Believe me, this is hard. You won’t embrace the humility to say you might have been wrong. Moreover, if you were falsely accused and maligned, that’s hard to let go of. Set your pride aside for the ultimate goal of a healed relationship.

Consider your part in the estrangement. Even if you don’t know what the issues are.

As you prepare for healing brokenness, this is a step in the process that you can’t skip. Each party must own their part, and it starts with you. Be prepared for some emotion. It’s okay and part of working through this.

What To Do Now That You Desire Reconciliation

As you’ve worked through this process and considered areas for which you need to take ownership, consider the next steps. Do you need to reach out again in a different manner?

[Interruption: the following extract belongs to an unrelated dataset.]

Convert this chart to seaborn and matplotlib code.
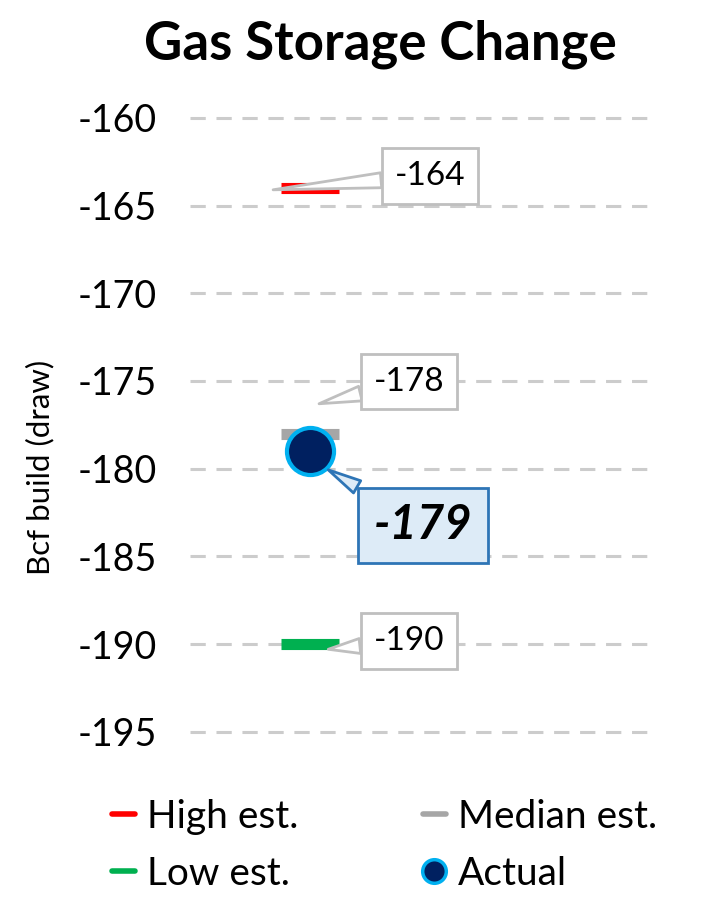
import matplotlib
matplotlib.use('Agg')
import matplotlib.pyplot as plt
import seaborn as sns
from matplotlib.lines import Line2D

# data
est_labels = ['High est.', 'Median est.', 'Low est.']
est_values = [-164, -178, -190]
est_colors = ['#FF0000', '#A6A6A6', '#00B050']
actual_label = 'Actual'
actual_value = -179
y_ticks = [-160, -165, -170, -175, -180, -185, -190, -195]

sns.set_theme(style='white')
plt.rcParams['font.family'] = ['Lato', 'DejaVu Sans']
plt.rcParams['text.color'] = 'black'
plt.rcParams['axes.labelcolor'] = 'black'
plt.rcParams['ytick.color'] = 'black'

fig = plt.figure(figsize=(7.05, 9), dpi=100)
ax = fig.add_axes([0.27, 0.187, 0.652, 0.682])

x_pos = 0.26
half_w = 0.063

# estimate markers (short thick lines)
for val, col in zip(est_values, est_colors):
    ax.hlines(val, x_pos - half_w, x_pos + half_w, color=col, lw=8, zorder=3)

# actual point
sns.scatterplot(x=[x_pos], y=[actual_value], s=1150, color='#002060',
                edgecolor='#00B0F0', linewidth=3, zorder=4, ax=ax, legend=False)

ax.set_xlim(0, 1)
ax.set_ylim(-195, -160)
ax.set_yticks(y_ticks)
ax.set_yticklabels([str(t) for t in y_ticks], fontsize=27)
ax.set_xticks([])
ax.tick_params(axis='y', length=0, pad=24)
for s in ax.spines.values():
    s.set_visible(False)
ax.grid(False)
for t in y_ticks:
    ax.axhline(t, color='#CCCCCC', lw=2.2, ls=(0, (5, 3.5)), zorder=1, clip_on=False)

ax.set_ylabel('Bcf build (draw)', fontsize=22.5)
ax.yaxis.set_label_coords(-0.295, 0.43)
fig.suptitle('Gas Storage Change', fontsize=38, fontweight='bold', x=0.54, y=0.978)

# callouts: (value, tip x, tip y offset, text offset in points)
grey_box = dict(boxstyle='square,pad=0.38', fc='white', ec='#BFBFBF', lw=2)
grey_arrow = dict(arrowstyle='wedge,tail_width=0.45,shrink_factor=0.5', fc='white',
                  ec='#BFBFBF', lw=2, shrinkA=0, shrinkB=0)
callouts = [(est_values[0], 0.18, -0.1, (113, 10)),
            (est_values[1], 0.28, 1.7, (65, 16)),
            (est_values[2], 0.30, -0.3, (58, 6))]
for val, tx, dy, off in callouts:
    ax.annotate(str(val), xy=(tx, val + dy), xytext=off, textcoords='offset points',
                fontsize=24, ha='center', va='center', bbox=grey_box,
                arrowprops=grey_arrow, zorder=5)

ax.annotate(str(actual_value), xy=(0.30, actual_value - 1.07), xytext=(68, -40),
            textcoords='offset points', fontsize=34, fontweight='bold', style='italic',
            ha='center', va='center',
            bbox=dict(boxstyle='square,pad=0.33', fc='#DDEBF7', ec='#2E75B6', lw=2),
            arrowprops=dict(arrowstyle='wedge,tail_width=0.3,shrink_factor=0.5',
                            fc='#DDEBF7', ec='#2E75B6', lw=2, shrinkA=0, shrinkB=0),
            zorder=5)

# legend (column-major order so rows read High/Median, Low/Actual)
handles = [Line2D([], [], color=est_colors[0], lw=4),
           Line2D([], [], color=est_colors[2], lw=4),
           Line2D([], [], color=est_colors[1], lw=4),
           Line2D([], [], marker='o', ls='', markersize=17, markerfacecolor='#002060',
                  markeredgecolor='#00B0F0', markeredgewidth=2.5)]
labels = [est_labels[0], est_labels[2], est_labels[1], actual_label]
fig.legend(handles, labels, loc='lower center', bbox_to_anchor=(0.545, -0.03), ncol=2,
           frameon=False, fontsize=28, handlelength=0.6, handletextpad=0.3,
           columnspacing=3.2, labelspacing=0.55)

fig.savefig('out.png', dpi=100)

Moreover, do you need to reconsider your attitude and posture? Sincere desire for reconciliation begins with an earnest and humble heart. Too often as mothers, we maintain a position of authority and if you have an adult child, that tactic will no longer work.

Now, I know it will be easy to say that you’ve reached out before and nothing has happened. They were silent and didn’t even acknowledge your effort. That may be true, but what was the attitude of the heart? What exact words and tone did you use? Was there any ownership by you of your part of the estrangement?

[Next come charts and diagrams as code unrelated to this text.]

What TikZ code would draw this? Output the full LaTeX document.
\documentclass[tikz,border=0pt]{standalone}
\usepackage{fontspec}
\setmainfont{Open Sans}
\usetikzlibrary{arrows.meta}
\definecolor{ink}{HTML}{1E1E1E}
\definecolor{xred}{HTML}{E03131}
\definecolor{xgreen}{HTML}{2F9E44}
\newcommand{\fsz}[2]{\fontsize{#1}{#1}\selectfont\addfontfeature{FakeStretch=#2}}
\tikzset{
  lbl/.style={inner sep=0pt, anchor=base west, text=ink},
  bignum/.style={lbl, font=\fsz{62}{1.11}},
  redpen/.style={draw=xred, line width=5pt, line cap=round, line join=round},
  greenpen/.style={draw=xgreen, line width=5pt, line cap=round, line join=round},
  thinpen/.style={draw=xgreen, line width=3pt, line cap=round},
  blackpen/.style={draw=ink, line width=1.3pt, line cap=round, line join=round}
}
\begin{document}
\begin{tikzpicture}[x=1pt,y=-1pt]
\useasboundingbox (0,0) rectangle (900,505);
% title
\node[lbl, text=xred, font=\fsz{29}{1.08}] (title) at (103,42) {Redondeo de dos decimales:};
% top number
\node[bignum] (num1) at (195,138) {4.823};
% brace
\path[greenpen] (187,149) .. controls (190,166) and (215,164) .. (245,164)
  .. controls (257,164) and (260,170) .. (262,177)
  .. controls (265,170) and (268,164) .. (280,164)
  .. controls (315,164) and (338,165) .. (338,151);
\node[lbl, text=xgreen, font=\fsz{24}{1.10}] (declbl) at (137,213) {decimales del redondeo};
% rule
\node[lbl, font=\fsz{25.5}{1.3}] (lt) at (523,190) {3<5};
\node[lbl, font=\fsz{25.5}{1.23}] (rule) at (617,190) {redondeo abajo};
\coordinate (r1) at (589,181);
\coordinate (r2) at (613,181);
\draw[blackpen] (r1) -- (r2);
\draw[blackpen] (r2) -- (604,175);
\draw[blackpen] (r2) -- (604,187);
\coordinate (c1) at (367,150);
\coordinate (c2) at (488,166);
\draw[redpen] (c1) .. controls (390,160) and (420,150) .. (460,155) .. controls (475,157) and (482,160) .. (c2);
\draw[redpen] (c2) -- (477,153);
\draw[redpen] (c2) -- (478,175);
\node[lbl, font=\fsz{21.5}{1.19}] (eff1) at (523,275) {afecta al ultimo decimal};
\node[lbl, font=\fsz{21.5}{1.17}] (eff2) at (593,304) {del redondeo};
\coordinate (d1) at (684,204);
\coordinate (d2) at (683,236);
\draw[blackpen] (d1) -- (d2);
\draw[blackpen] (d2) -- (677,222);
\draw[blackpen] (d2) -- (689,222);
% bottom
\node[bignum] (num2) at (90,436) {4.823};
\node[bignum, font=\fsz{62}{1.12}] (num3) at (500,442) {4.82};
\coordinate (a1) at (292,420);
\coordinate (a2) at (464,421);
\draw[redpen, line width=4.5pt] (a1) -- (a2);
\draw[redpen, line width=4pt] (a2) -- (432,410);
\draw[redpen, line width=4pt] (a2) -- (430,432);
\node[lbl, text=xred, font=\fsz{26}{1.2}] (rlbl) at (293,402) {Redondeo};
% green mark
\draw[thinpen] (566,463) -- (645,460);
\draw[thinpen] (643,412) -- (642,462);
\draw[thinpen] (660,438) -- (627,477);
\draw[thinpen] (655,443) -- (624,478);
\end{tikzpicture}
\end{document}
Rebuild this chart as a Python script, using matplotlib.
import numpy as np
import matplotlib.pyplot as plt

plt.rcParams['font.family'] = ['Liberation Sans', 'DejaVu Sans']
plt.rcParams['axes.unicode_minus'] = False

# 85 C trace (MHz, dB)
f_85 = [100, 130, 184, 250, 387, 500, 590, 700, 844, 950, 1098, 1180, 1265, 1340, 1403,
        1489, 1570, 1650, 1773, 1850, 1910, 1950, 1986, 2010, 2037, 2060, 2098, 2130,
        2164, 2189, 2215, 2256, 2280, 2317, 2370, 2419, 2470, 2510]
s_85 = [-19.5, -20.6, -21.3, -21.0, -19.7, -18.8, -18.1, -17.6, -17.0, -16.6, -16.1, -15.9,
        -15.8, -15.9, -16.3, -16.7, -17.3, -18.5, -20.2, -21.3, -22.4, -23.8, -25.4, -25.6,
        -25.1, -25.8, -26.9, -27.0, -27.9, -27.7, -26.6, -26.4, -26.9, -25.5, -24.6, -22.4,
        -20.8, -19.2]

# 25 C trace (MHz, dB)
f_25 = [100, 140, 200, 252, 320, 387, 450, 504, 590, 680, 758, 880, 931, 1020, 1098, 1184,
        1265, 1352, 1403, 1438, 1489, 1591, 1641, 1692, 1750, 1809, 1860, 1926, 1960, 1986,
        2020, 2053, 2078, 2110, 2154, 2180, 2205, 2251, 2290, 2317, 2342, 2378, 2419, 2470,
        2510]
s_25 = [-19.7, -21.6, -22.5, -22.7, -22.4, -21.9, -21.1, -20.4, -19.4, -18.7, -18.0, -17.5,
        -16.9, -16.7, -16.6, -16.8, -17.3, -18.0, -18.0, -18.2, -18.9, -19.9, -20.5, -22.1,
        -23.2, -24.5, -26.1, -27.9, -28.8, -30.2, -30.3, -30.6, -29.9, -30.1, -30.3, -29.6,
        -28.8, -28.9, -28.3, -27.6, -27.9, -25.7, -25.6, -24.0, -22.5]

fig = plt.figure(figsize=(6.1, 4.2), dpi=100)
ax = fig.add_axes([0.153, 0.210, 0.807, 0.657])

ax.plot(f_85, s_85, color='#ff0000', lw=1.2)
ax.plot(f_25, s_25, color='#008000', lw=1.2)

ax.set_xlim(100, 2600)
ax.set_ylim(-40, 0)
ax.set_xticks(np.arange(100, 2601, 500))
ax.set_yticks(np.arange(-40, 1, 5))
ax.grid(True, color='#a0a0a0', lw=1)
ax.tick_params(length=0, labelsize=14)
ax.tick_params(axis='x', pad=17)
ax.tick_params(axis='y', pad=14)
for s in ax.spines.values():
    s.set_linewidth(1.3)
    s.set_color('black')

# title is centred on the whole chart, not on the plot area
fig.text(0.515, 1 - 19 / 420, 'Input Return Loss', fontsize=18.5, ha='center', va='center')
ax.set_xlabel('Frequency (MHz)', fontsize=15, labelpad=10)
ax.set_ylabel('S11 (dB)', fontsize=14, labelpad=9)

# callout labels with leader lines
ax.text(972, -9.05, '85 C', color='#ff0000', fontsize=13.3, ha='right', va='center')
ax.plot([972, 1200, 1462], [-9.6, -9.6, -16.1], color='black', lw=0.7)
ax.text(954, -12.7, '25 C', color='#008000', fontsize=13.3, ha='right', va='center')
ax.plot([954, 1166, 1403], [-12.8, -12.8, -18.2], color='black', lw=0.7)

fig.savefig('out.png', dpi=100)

Once you are satisfied that you’ve worked through your anger and resentment, write a short paragraph that you aren’t going to send. This is practice. Consider something like this.

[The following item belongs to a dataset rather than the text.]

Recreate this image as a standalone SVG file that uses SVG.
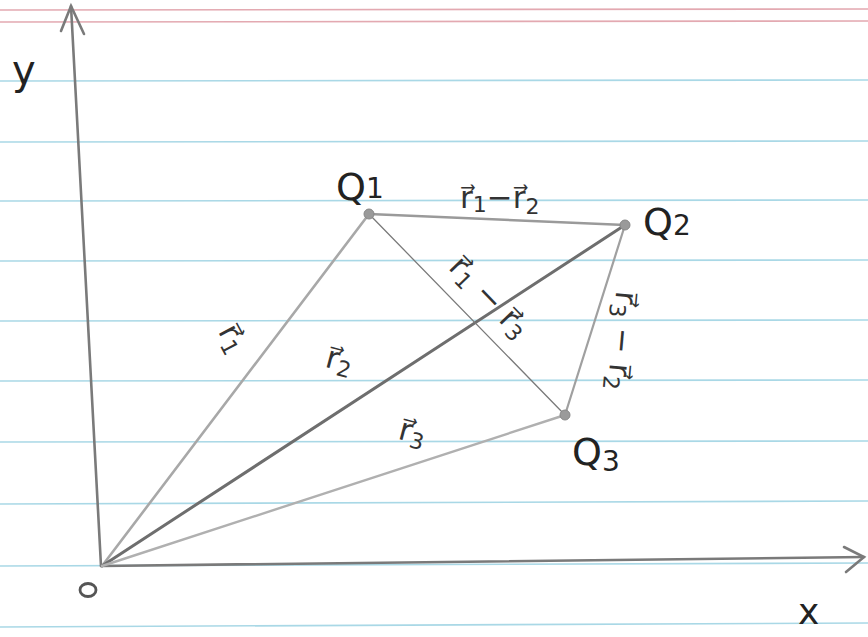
<svg xmlns="http://www.w3.org/2000/svg" width="868" height="637" viewBox="0 0 868 637">
<defs>
<style>
.blue{stroke:#a9d8e6;stroke-width:1.6}
.red{stroke:#e3a9b1;stroke-width:1.6}
.axis{stroke:#7a7a7a;stroke-width:2.6;fill:none;stroke-linecap:round}
.lbl{font-family:"DejaVu Sans",sans-serif;fill:#222}
.big{font-size:38px}
.sub{font-size:22px}
.vec{font-family:"DejaVu Sans",sans-serif;fill:#333;font-size:31px}
.pt{fill:#9a9a9a;stroke:#888;stroke-width:1}
</style>
</defs>
<rect width="868" height="637" fill="#ffffff"/>
<g id="paper">
<line class="red" x1="0" y1="10" x2="868" y2="9"/>
<line class="red" x1="0" y1="22" x2="868" y2="21"/>
<line class="blue" x1="0" y1="81" x2="868" y2="80"/>
<line class="blue" x1="0" y1="142" x2="868" y2="141"/>
<line class="blue" x1="0" y1="201" x2="868" y2="200"/>
<line class="blue" x1="0" y1="261" x2="868" y2="260"/>
<line class="blue" x1="0" y1="321" x2="868" y2="320"/>
<line class="blue" x1="0" y1="381" x2="868" y2="380"/>
<line class="blue" x1="0" y1="442" x2="868" y2="441"/>
<line class="blue" x1="0" y1="504" x2="868" y2="501"/>
<line class="blue" x1="0" y1="566" x2="868" y2="563"/>
<line class="blue" x1="0" y1="627" x2="868" y2="623"/>
</g>
<g id="axes">
<path class="axis" d="M101 566 L71 6"/>
<path class="axis" d="M61 31 L71 6 L84 34"/>
<path class="axis" d="M101 566 L864 557"/>
<path class="axis" d="M844 547 L864 557 L846 572"/>
<text class="lbl" x="12" y="84" font-size="40">y</text>
<text class="lbl" x="798" y="624" font-size="36">x</text>
</g>
<g id="connectors" fill="none" stroke-linecap="round">
<line id="r1" x1="102" y1="566" x2="369" y2="214" stroke="#a8a8a8" stroke-width="2.6"/>
<line id="r2" x1="102" y1="566" x2="625" y2="225" stroke="#6e6e6e" stroke-width="3"/>
<line id="r3" x1="102" y1="566" x2="565" y2="415" stroke="#b0b0b0" stroke-width="2.4"/>
<line id="r1r2" x1="369" y1="214" x2="625" y2="225" stroke="#9a9a9a" stroke-width="2.6"/>
<line id="r1r3" x1="369" y1="214" x2="565" y2="415" stroke="#7a7a7a" stroke-width="1.3"/>
<line id="r3r2" x1="625" y1="225" x2="565" y2="415" stroke="#a0a0a0" stroke-width="2.2"/>
</g>
<g id="O">
<ellipse cx="88" cy="590" rx="8" ry="6.5" fill="none" stroke="#555" stroke-width="2.8"/>
</g>
<g id="Q1">
<circle class="pt" cx="369" cy="214" r="5"/>
<text class="lbl big" x="336" y="200">Q<tspan font-size="28" dy="-2">1</tspan></text>
</g>
<g id="Q2">
<circle class="pt" cx="625" cy="225" r="5"/>
<text class="lbl big" x="643" y="235">Q<tspan font-size="28" dy="0">2</tspan></text>
</g>
<g id="Q3">
<circle class="pt" cx="565" cy="415" r="5"/>
<text class="lbl big" x="572" y="465">Q<tspan font-size="28" dy="6">3</tspan></text>
</g>
<g id="labels">
<text class="vec" x="460" y="208">r&#x20D7;<tspan font-size="22" dy="4">1</tspan><tspan dy="-4">−r&#x20D7;</tspan><tspan font-size="22" dy="6">2</tspan></text>
<text class="vec" transform="translate(224,343) rotate(62)" text-anchor="middle">r&#x20D7;<tspan font-size="22" dy="5">1</tspan></text>
<text class="vec" transform="translate(337,370) rotate(15)" text-anchor="middle">r&#x20D7;<tspan font-size="22" dy="5">2</tspan></text>
<text class="vec" transform="translate(410,442) rotate(15)" text-anchor="middle">r&#x20D7;<tspan font-size="22" dy="5">3</tspan></text>
<text class="vec" transform="translate(482,304) rotate(46)" text-anchor="middle">r&#x20D7;<tspan font-size="22" dy="5">1</tspan><tspan dy="-5"> − r&#x20D7;</tspan><tspan font-size="22" dy="5">3</tspan></text>
<text class="vec" transform="translate(612,340) rotate(95)" text-anchor="middle">r&#x20D7;<tspan font-size="22" dy="5">3</tspan><tspan dy="-5"> − r&#x20D7;</tspan><tspan font-size="22" dy="5">2</tspan></text>
</g>
</svg>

“I’ve been thinking often about you, and I regret the estrangement between us. I’ve thought a lot about what happened and realized that I needed to own my part in our conflict. I love you and hope that we can reconcile our relationship soon. The door is always open for a conversation.”

Write from your heart but with humility and softness that will be felt as your estranged loved one reads. This is not a guarantee but it’s a first step. Pray and then send it. It’s important to avoid expectations here. You’ll want to check your phone every day to see if there is a response. And when there isn’t, the negative thoughts come back. You want to maintain an open heart and trust God with the timing.

Reconciliation From Estrangement – Oh Happy Day!

Let’s assume that day has come that you’ve longed for as both have indicated a desire to reconcile. Don’t allow this to go sideways. By that I mean, prepare your heart for a conversation. Lay aside any attempt to lay blame or rehash the past.

Establishing an agenda is good practice. Items to consider in establishing the agenda:

It doesn’t hurt to say it again. Listen and validate their feelings – whether you feel they are right or wrong. And ask them to give you the same respect. Listening to hear is critical in this process.

At the conclusion of the meeting, review your desired outcomes. Did you both accomplish what you set forth? Is it worth setting another time to follow up and take it a step further?

When Things Do Not Got as Planned

Fair warning. Things can get emotional. This is not easy. Have a plan if things get heated. It may be as simple as stating “We need to take a short break. Our desired outcome to rebuild a healthy relationship is at stake. Can we take 5 minutes to calm down and refocus as this is really important?”

Furthermore, if the conversation gets out of hand and just doesn’t improve, don’t allow it to be something that extends the estrangement if you can help it. Consider ending the conversation and reiterating your love and desire to reconcile. Set another time when cooler heads prevail.

If your loved one is angry and unwilling to set a time, stay calm and remind them that the door is always open and that you love them.

Restore The Relationship

Once you’ve reconciled, you choose how to restore this relationship. Will you work on rebuilding? Or have the two of you chosen another path? One or both may not be ready to jump back into a relationship but rather ease into it over time.

This happened with a woman and her daughter where they decided they had forgiven one another and reconciled. But neither knew for sure how to restore the relationship or if that’s truly what they wanted. They knew they wanted some contact but had not committed to a full-blown relationship. You and your loved one will need to figure this out.

Restoring a relationship will require both to commit to the process. If the estrangement has been extended, it will require getting to know one another again. Some have grandchildren they’ve never met. Think of it as a new friend that you love and really want to get to know. Approach it from that angle and it will be much easier.

When my adopted daughter and I reconciled and restored our relationship, a prolonged period of time had elapsed. It was so enjoyable getting to know her as an adult. Embrace the restoration process and savor every moment.

Rebuilding and Healing a Broken Relationship

Let’s assume that the conversation has gone well and both of you want to rebuild a healthy relationship. That’s the best news of all. You’ve owned your mistakes, forgiven and reconciled. Now the arduous process of rebuilding begins.

Let me illustrate something. You can physically do this exercise later and I strongly urge you to do so. It’s powerful. For now, imagine two sheets of paper lying side by side. One represents you and the other is the estranged loved one. Now, glue those two pieces of paper together. That represents the relationship between you two.

After the glue has dried in 10 to 15 minutes, try separating the two pieces of paper. You’ll discover that you can’t separate them without ripping them apart. That’s what happens in estrangement. The relationship has changed. It’s no longer what it used to be. And that’s actually good.

Moreover, the relationship is new. You are rebuilding. The old relationship may have memories and shared history, but you are building something new. It’s important to remember that you don’t want that old relationship that deteriorated.

Establish boundaries that are good and healthy for each of you as you rebuild. Just as you build a house, you need a blueprint, a foundation, solid framing and good craftmanship. Approach rebuilding this relationship with the same perspective.

Where are you in the process of healing your brokenness?

Is there something you can do today to move it to the next level?

It’s easy to stay in an estranged relationship. While it is painful, you do not have to confront your part unless you choose. You may stay angry, bitter, and resentful. But is that what you really want? Do you long for peace and restoration?

It takes two and you can’t do this without the other party. But you can begin preparation on your own heart. Will you go back through these steps again? Listen once more with pen and paper and be open to what God puts on your heart. It’s worth the effort I promise.